Claudia Pechstein hat einen sehr langen Atem. Inzwischen ist die Eisschnellläuferin 42 Jahre alt, ihre Dopingsperre ist seit fast vier Jahren abgelaufen und noch immer dreht sie nicht nur im Eis-Oval ihre Kreise, sondern lässt auch keinen Gerichtssaal aus, in dem sie um ihre Reputation als saubere Athletin streiten könnte.
Im Frühjahr 2009 wurde sie aufgrund auffälliger Blutwerte von der Internationalen Eisschnelllauf-Union ISU für zwei Jahre gesperrt. Einen positiven Dopingtest gab es nicht. Pechstein erklärte ihre schwankenden Werte mit einer angeborenen Anomalie. Die Klagen gegen ihre Sperre hat sie in allen Instanzen verloren.
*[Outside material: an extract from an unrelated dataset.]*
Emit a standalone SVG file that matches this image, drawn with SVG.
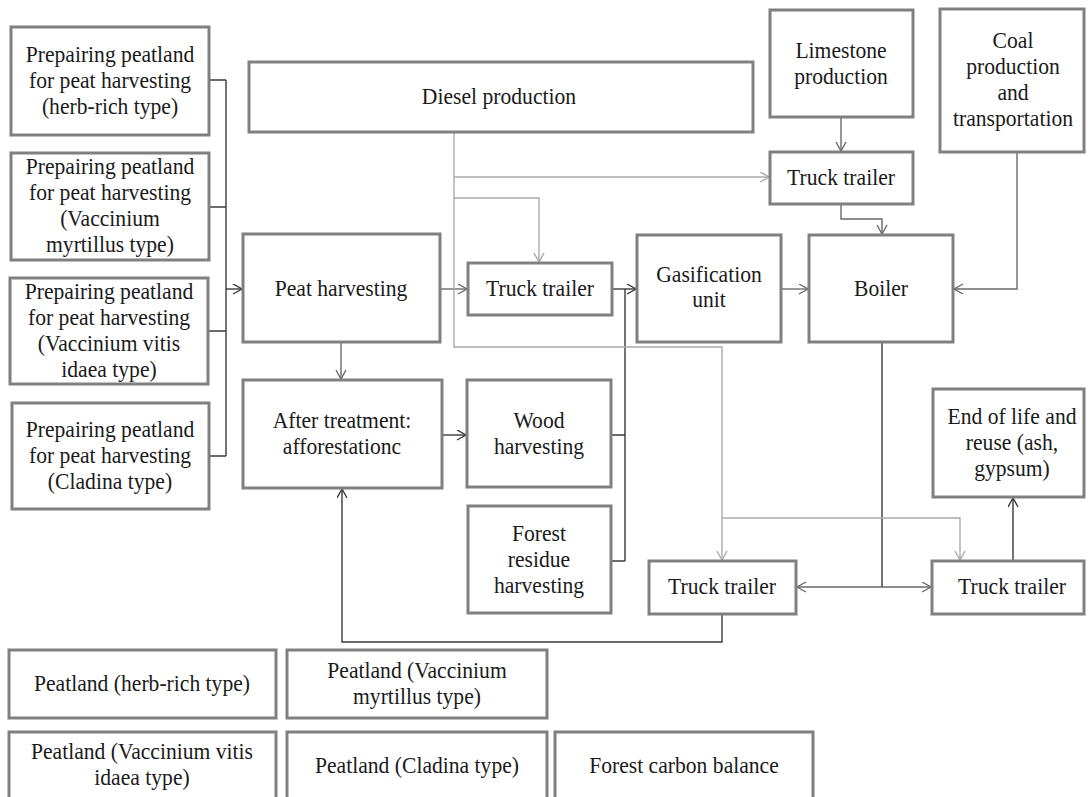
<svg xmlns="http://www.w3.org/2000/svg" width="1088" height="797" viewBox="0 0 1088 797">
  <style>
    .box { fill: #ffffff; stroke: #808080; stroke-width: 3; }
    .lbl { font-family: "Liberation Serif", "Times New Roman", serif; font-size: 23px; fill: #1a1a1a; text-anchor: middle;
           transform: scaleX(0.94); transform-box: fill-box; transform-origin: center; }
    .dk { fill: none; stroke: #3a3a3a; stroke-width: 1.4; }
    .md { fill: none; stroke: #6a6a6a; stroke-width: 1.4; }
    .lt { fill: none; stroke: #ababab; stroke-width: 1.4; }
  </style>
  <defs>
    <marker id="arDk" markerUnits="userSpaceOnUse" markerWidth="12" markerHeight="12" refX="10" refY="5.5" orient="auto">
      <path d="M1,0.5 L10,5.5 L1,10.5" fill="none" stroke="#3a3a3a" stroke-width="1.4"/>
    </marker>
    <marker id="arMd" markerUnits="userSpaceOnUse" markerWidth="12" markerHeight="12" refX="10" refY="5.5" orient="auto">
      <path d="M1,0.5 L10,5.5 L1,10.5" fill="none" stroke="#6a6a6a" stroke-width="1.4"/>
    </marker>
    <marker id="arLt" markerUnits="userSpaceOnUse" markerWidth="12" markerHeight="12" refX="10" refY="5.5" orient="auto">
      <path d="M1,0.5 L10,5.5 L1,10.5" fill="none" stroke="#ababab" stroke-width="1.4"/>
    </marker>
  </defs>

  <rect width="1088" height="797" fill="#ffffff"/>

  <!-- connectors -->
  <g id="connectors">
    <!-- peatland preparation merge into peat harvesting -->
    <path class="dk" d="M209,80 H226 M209,207 H226 M208,331 H226 M209,456 H226 M226,80 V456"/>
    <path class="dk" d="M226,289 H242" marker-end="url(#arDk)"/>
    <!-- peat harvesting outputs -->
    <path class="md" d="M440,289 H467" marker-end="url(#arMd)"/>
    <path class="md" d="M341,342 V379" marker-end="url(#arMd)"/>
    <path class="dk" d="M442,435 H466" marker-end="url(#arDk)"/>
    <!-- wood and residue merge into gasification -->
    <path class="dk" d="M611,435 H625 M611,561 H625 M625,561 V289"/>
    <path class="dk" d="M612,289 H636" marker-end="url(#arDk)"/>
    <!-- gasification and supplies to boiler -->
    <path class="md" d="M781,289 H808" marker-end="url(#arMd)"/>
    <path class="md" d="M1017,152 V289 H954" marker-end="url(#arMd)"/>
    <path class="md" d="M841,117 V151" marker-end="url(#arMd)"/>
    <path class="md" d="M841,204 V219 H882 V234" marker-end="url(#arMd)"/>
    <!-- boiler residues -->
    <path class="dk" d="M882,342 V587"/>
    <path class="md" d="M882,587 H797" marker-end="url(#arMd)"/>
    <path class="md" d="M882,587 H931" marker-end="url(#arMd)"/>
    <path class="dk" d="M1013,561 V498" marker-end="url(#arDk)"/>
    <path class="dk" d="M722,614 V642 H342 V489" marker-end="url(#arDk)"/>
    <!-- diesel supply -->
    <path class="lt" d="M454,132 V347 H722 V560" marker-end="url(#arLt)"/>
    <path class="lt" d="M454,177 H769" marker-end="url(#arLt)"/>
    <path class="lt" d="M454,198 H539 V262" marker-end="url(#arLt)"/>
    <path class="lt" d="M722,518 H960 V560" marker-end="url(#arLt)"/>
  </g>

  <!-- nodes -->
  <g id="prep-herb">
    <rect class="box" x="11" y="27" width="198" height="108"/>
    <text class="lbl" x="110" y="62">Prepairing peatland</text>
    <text class="lbl" x="110" y="88">for peat harvesting</text>
    <text class="lbl" x="110" y="114">(herb-rich type)</text>
  </g>
  <g id="prep-myrtillus">
    <rect class="box" x="11" y="153" width="198" height="107"/>
    <text class="lbl" x="110" y="174">Prepairing peatland</text>
    <text class="lbl" x="110" y="200">for peat harvesting</text>
    <text class="lbl" x="110" y="226">(Vaccinium</text>
    <text class="lbl" x="110" y="252">myrtillus type)</text>
  </g>
  <g id="prep-vitis">
    <rect class="box" x="10" y="278" width="198" height="106"/>
    <text class="lbl" x="109" y="299">Prepairing peatland</text>
    <text class="lbl" x="109" y="325">for peat harvesting</text>
    <text class="lbl" x="109" y="351">(Vaccinium vitis</text>
    <text class="lbl" x="109" y="377">idaea type)</text>
  </g>
  <g id="prep-cladina">
    <rect class="box" x="12" y="403" width="197" height="106"/>
    <text class="lbl" x="110" y="437">Prepairing peatland</text>
    <text class="lbl" x="110" y="463">for peat harvesting</text>
    <text class="lbl" x="110" y="489">(Cladina type)</text>
  </g>
  <g id="diesel">
    <rect class="box" x="249" y="62" width="504" height="70"/>
    <text class="lbl" x="499" y="104">Diesel production</text>
  </g>
  <g id="peat-harvesting">
    <rect class="box" x="243" y="234" width="197" height="108"/>
    <text class="lbl" x="341" y="296">Peat harvesting</text>
  </g>
  <g id="after-treatment">
    <rect class="box" x="243" y="380" width="199" height="108"/>
    <text class="lbl" x="342" y="428">After treatment:</text>
    <text class="lbl" x="342" y="454">afforestationc</text>
  </g>
  <g id="wood-harvesting">
    <rect class="box" x="467" y="380" width="144" height="107"/>
    <text class="lbl" x="539" y="428">Wood</text>
    <text class="lbl" x="539" y="454">harvesting</text>
  </g>
  <g id="residue-harvesting">
    <rect class="box" x="468" y="506" width="143" height="107"/>
    <text class="lbl" x="539" y="541">Forest</text>
    <text class="lbl" x="539" y="567">residue</text>
    <text class="lbl" x="539" y="593">harvesting</text>
  </g>
  <g id="truck-peat">
    <rect class="box" x="468" y="263" width="144" height="52"/>
    <text class="lbl" x="540" y="296">Truck trailer</text>
  </g>
  <g id="gasification">
    <rect class="box" x="637" y="235" width="144" height="107"/>
    <text class="lbl" x="709" y="282">Gasification</text>
    <text class="lbl" x="709" y="307">unit</text>
  </g>
  <g id="boiler">
    <rect class="box" x="809" y="235" width="144" height="107"/>
    <text class="lbl" x="881" y="296">Boiler</text>
  </g>
  <g id="limestone">
    <rect class="box" x="770" y="10" width="143" height="107"/>
    <text class="lbl" x="841" y="58">Limestone</text>
    <text class="lbl" x="841" y="84">production</text>
  </g>
  <g id="truck-limestone">
    <rect class="box" x="770" y="152" width="143" height="52"/>
    <text class="lbl" x="841" y="185">Truck trailer</text>
  </g>
  <g id="coal">
    <rect class="box" x="940" y="9" width="144" height="143"/>
    <text class="lbl" x="1013" y="48">Coal</text>
    <text class="lbl" x="1013" y="74">production</text>
    <text class="lbl" x="1013" y="100">and</text>
    <text class="lbl" x="1013" y="126">transportation</text>
  </g>
  <g id="end-of-life">
    <rect class="box" x="933" y="389" width="151" height="108"/>
    <text class="lbl" x="1012" y="424">End of life and</text>
    <text class="lbl" x="1012" y="450">reuse (ash,</text>
    <text class="lbl" x="1012" y="476">gypsum)</text>
  </g>
  <g id="truck-return">
    <rect class="box" x="649" y="561" width="147" height="53"/>
    <text class="lbl" x="722" y="594">Truck trailer</text>
  </g>
  <g id="truck-ash">
    <rect class="box" x="932" y="561" width="152" height="53"/>
    <text class="lbl" x="1012" y="594">Truck trailer</text>
  </g>
  <g id="peatland-herb">
    <rect class="box" x="9" y="650" width="267" height="68"/>
    <text class="lbl" x="142" y="691">Peatland (herb-rich type)</text>
  </g>
  <g id="peatland-myrtillus">
    <rect class="box" x="287" y="650" width="260" height="68"/>
    <text class="lbl" x="417" y="678">Peatland (Vaccinium</text>
    <text class="lbl" x="417" y="704">myrtillus type)</text>
  </g>
  <g id="peatland-vitis">
    <rect class="box" x="9" y="732" width="267" height="75"/>
    <text class="lbl" x="142" y="759">Peatland (Vaccinium vitis</text>
    <text class="lbl" x="142" y="785">idaea type)</text>
  </g>
  <g id="peatland-cladina">
    <rect class="box" x="287" y="732" width="260" height="75"/>
    <text class="lbl" x="417" y="773">Peatland (Cladina type)</text>
  </g>
  <g id="forest-carbon">
    <rect class="box" x="555" y="732" width="258" height="75"/>
    <text class="lbl" x="684" y="773">Forest carbon balance</text>
  </g>
</svg>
Pechstein wird jedoch nicht müde weiter zu prozessieren. Jetzt geht es um hohe Schadenersatz- und Schmerzensgeldforderungen, fast viereinhalb Millionen Euro. Die will sie vor einem ordentlichen deutschen Gericht erstreiten. In der ersten Instanz scheiterte sie damit. Allerdings hatte das damalige Urteil eine für den organisierten Sport äußerst unangenehme Nebenwirkung: Das Gericht befand die Schiedsklausel für ungültig. Heißt: wenn Athleten – um an den bedeutenden Wettkämpfen teilnehmen zu können – die sogenannte Athletenvereinbarung unterschreiben, dann verpflichten sie sich sportliche Streitfälle nur vor Sportgerichten auszutragen und nicht vor ordentlichen Gerichten. Diese Entscheidung treffen die Athleten nun aber nicht wirklich freiwillig, weshalb das Münchner Landgericht sie auch für unwirksam erklärte.
Es droht Unsicherheit
Die Berufungsinstanz, das Oberlandesgericht München, hat heute angedeutet, dass sie diesen Aspekt stützt. Mehr sogar noch: es hat gegen den Internationalen Sportgerichtshof CAS gewettert. Dessen Richter würden mehrheitlich von Verbänden und nicht von Sportlern benannt, wodurch ein Ungleichgewicht zu Lasten der Sportler bestehe.
Wenn das Oberlandesgericht sein Urteil Mitte Januar fällt, wird die Sache aber gleich weitergereicht werden an den Bundesgerichtshof. Auf den kommt dann eine Prüfung des gesamten Konstrukts Sportgerichtsbarkeit zu. Diese Entwicklung dürfte dem Deutschen Olympischen Sportbund alles andere als recht sein. Athleten, die sich den Gerichtsweg aussuchen können, wenn sie z.B. wegen Dopings gesperrt werden. Da droht ein Klage-Wirrwarr und Unsicherheit vor allem im Umgang mit Dopingsündern. Die versuchen bei einer Sperre im Zweifelsfall durch alle Instanzen Schadenersatz zu erstreiten.
Über die Frage, ob Claudia Pechstein nun gedopt hat oder nicht, ist heute übrigens kein Wort verloren worden. Das wird frühestens in ein, eineinhalb Jahren vor Gericht nochmal erörtert. Fraglich allerdings, ob es überhaupt noch einen unabhängigen Sachverständigen gibt, den ein Gericht dazu noch befragen könnte. Die Wahrheit werden wir in dieser Sache wohl nie erfahren, unbestritten aber: Claudia Pechstein hat einen langen Atem.